Nick, feel free to call me for further information on this project. Stephen Schulte P.E.
It was great talking with you on this subject. It is a very unusual application for powder coatings. Following are the answers that we discussed via telephone for the benefit of our readers:
- Yes, I have heard of this process, although I have no personal experience helping anyone who has this process. This method of finishing products is used to gain the appearance of a highly polished and buffed metal surface without having to actually buff and polish the substrate. The powder coating fills the small voids and levels the surface. The metallizing process provides a surface that is harder and more robust than the powder coated surface to closely approximate the performance of nickel/ chrome plating. One product that comes to mind that uses this technology is automotive wheels.
- Pretreatment methodologies would be the same for any other organic finishing method. The product must be cleaned of all organic and inorganic soils to ensure proper adhesion of the powder coating. Since the substrate is aluminum, I suggest using an alkaline cleaner, followed by a water rinse, followed by a deoxidizing chemical, followed by a water rinse. This method will clean both organic and inorganic soils from the substrate. What follows depends upon the corrosion protection you require. Since this product is outdoors 24/7, then a chromate conversion coating or chrome-free DIP (dried-in-place) polymer coating should be applied to the substrate to obtain the maximum corrosion resistance.
- The powder coating should be selected in consultation with the powder coating supplier to ensure the coating has the mechanical and corrosion properties required for this application, the metallizing process and the fielded conditions. I suspect that a clear powder coating is appropriate to provide a depth of finish or distinctness of image (DOI) for the metallizing process. Furthermore, a clear powder will be easier to hide with the metallizing than an opaque powder. The final product will require that the powder coating be very smooth, so be sure to ask the coating supplier for a formulation that has high leveling and smoothness characteristics.
- There is no doubt that this process will require the powder coating to be sprayed onto the substrate. Electrostatic guns will provide an even powder coating film controlled to tight thickness tolerances not available using a fluidized bed application process.

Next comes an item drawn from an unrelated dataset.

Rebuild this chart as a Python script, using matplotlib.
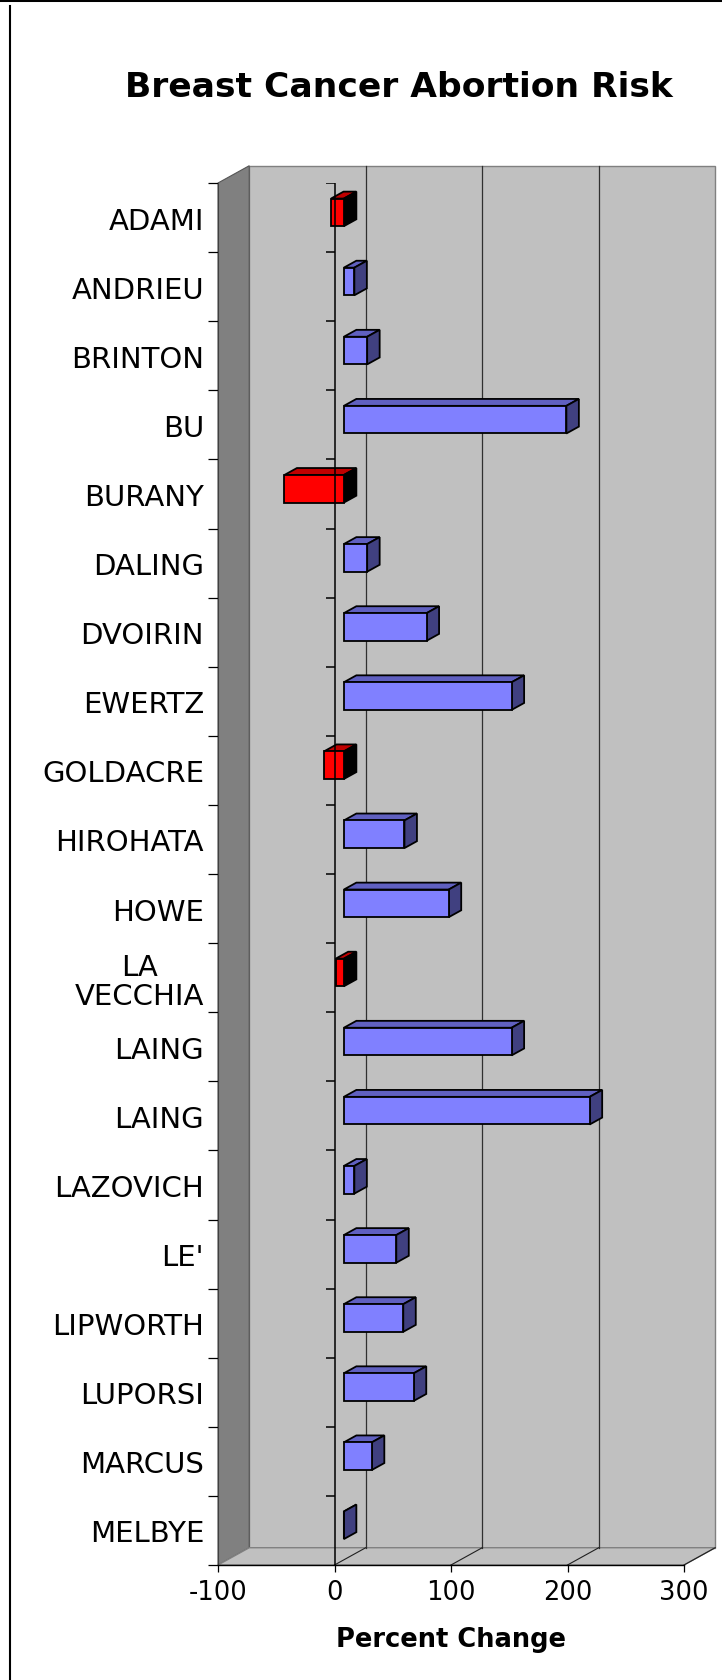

- There are no conductive organic powder coatings that will allow the substrate to be plated after powder coating. However, the converse is true where powder coatings have been applied to plated surfaces. Furthermore, there are powder coatings that can be used to substitute for the appearance of plating, but their performance is not the same as plating.
I hope that this information provides the answer your client needs to evaluate using this process as a substitute for buffing, polishing and plating his aluminum castings.